Tale tematica panteistica e femminile, interpretata con successo anche in campo narrativo – basti pensare a Il codice da Vinci di Dan Brown e alla bellissima novella di Andrea Camilleri Maruzza Musumeci – insieme alle valenze simboliche e misteriche del testo argentino, è stata alla base della bella regia di Salvo Piro, che ha curato anche la traduzione della Maria de Buenos Aires andata in scena il 17 giugno al Bellini di Catania, all'interno della rassegna Un palcoscenico per la città, a cura della Camerata Polifonica Siciliana, presieduta da Aldo Mattina e sotto la direzione artistica di Giovanni Ferrauto.
Una regia colta, attenta alle stratificazioni culturali celate nel testo, che non ha esitato a esaltare da un lato l'aspetto grottesco e fantastico della vicenda, grazie anche al valido lavoro sull'espressione corporea di Roberto Capaldo e alle icastiche maschere di Alfredo Guglielmino, dall'altro a interpretarla proprio come mistero religioso in chiave chiaramente demistificatoria nei confronti della religione codificata, e qui non va certo dimenticato il giudizio negativo del cattolicesimo, che reputava un ballo peccaminoso il tango, ipertrofizzando al contempo una simbologia cristiana rovesciata, dove la Mater Dei è una prostituta, salvando e lasciando riemergere insieme il valore storico e sociale di un'opera nata nel '68 in un paese cattolico come l'Argentina. Lo stesso Salvo Piro, interpretando il Duende, ha costruito il suo personaggio in chiave istrionica e buffonesca, con una recitazione stentorea, affabulatoria e dall'ampia gestualità, che rammentava appunto quella di Fo in Mistero Buffo.

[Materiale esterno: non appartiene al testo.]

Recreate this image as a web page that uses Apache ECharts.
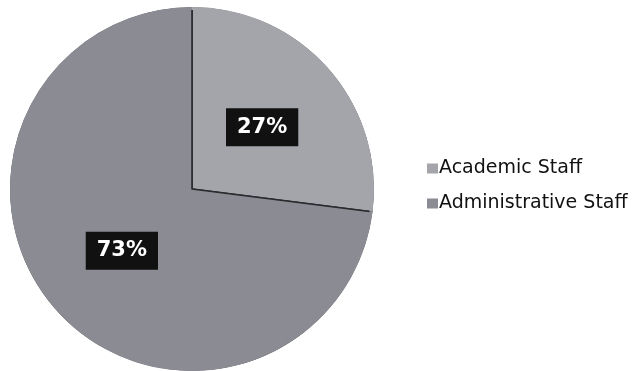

Anche la parte musicale affidata al Piazzolla Ensemble, con Pietro Cavalieri al pianoforte, Giovanni Anastasio al violino, Maurizio Salemi al violoncello, Carmelo La Manna al contrabbasso, Alessandra Marino al flauto, Giuseppe Ventura al clarinetto, Rosario Gioeni alla chitarra e percussioni e infine Massimiliano Pitocco al bandoneón, si è rivelata di ottimo livello, giacché ha dosato con estrema attenzione le sonorità, emergendo in tutto il suo colore nei momenti di pura danza, ma riuscendo ad alleggerire in maniera egregia nelle parti cantate e recitate, permettendo di gustare le battute e dunque di seguire il testo senza alcuna difficoltà.
Bene anche i danzatori Mimma Mercurio (nel ruolo di Maria e dell'ombra di Maria) e Giuseppe Lotito, il bandoneonista tanguero, mentre il mezzosoprano Alessandra Lombardo e il baritono Salvo Disco sono riusciti a imprimere il giusto colore mediterraneo a quest'interessante opera, che meriterebbe certamente una ripresa, dato anche il consistente afflusso di pubblico che ha quasi esaurito i posti disponibili in teatro. Completavano il cast Simona Allegra, Teresa Barbagallo, Claudia Cappuccio, Carlo Genova, Giuseppe Leonardi, Michelangelo Sciuto e Valerio Severino.
Applausi entusiasti alla fine, a riprova che proporre spettacoli inconsueti è sempre una scelta vincente.